What is most distinctive about this project are the large multi-paned windows, typical of old factory facilities but rarely so clean and neat. Multipane windows are especially attractive on masonry façades, as here, and far too many fine pre-war residential buildings in the city have been somewhat "ruined" by installations of large, single-pane windows that may seem more "modern" from the inside but are totally out of keeping with the original architecture.
The orange-brick building has dark-green window sashes and some arched windows on the 5th, 9th and 13th floors. It has a two-story limestone base and the top two floors have corner windows.
It is on the east side of the two-block-long Collister Street and across Hubert Street from an old 3-story industrial building that has a cartouche with a dog and is emblazoned with the name "American Express."

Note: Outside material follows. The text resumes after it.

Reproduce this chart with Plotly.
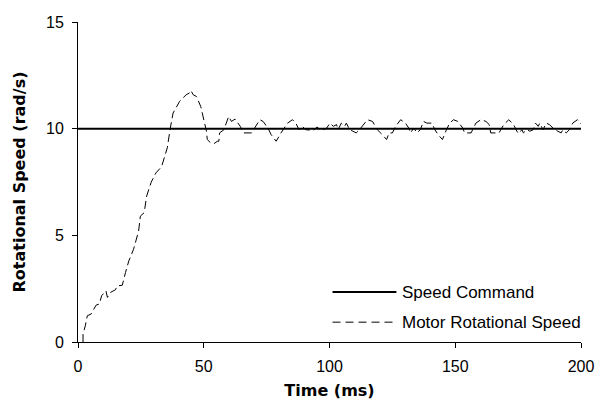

The building is near Hudson Square, a large open area that is part of the approaches and exits to the Holland Tunnel, which is several blocks to the north. The building, which has high ceilings and five setbacks with terraces but no sidewalk landscaping, is in the heart of TriBeCa North, a neighborhood with many very handsome residential conversions of former industrial properties and it is only two blocks away from the Hudson River. This area is also not far from SoHo and the civic center.
Robert Siegel of Ghent Realty Services Inc., was the developer. BKSK was the architectural firm and Alan Wanzenberg designed the interiors.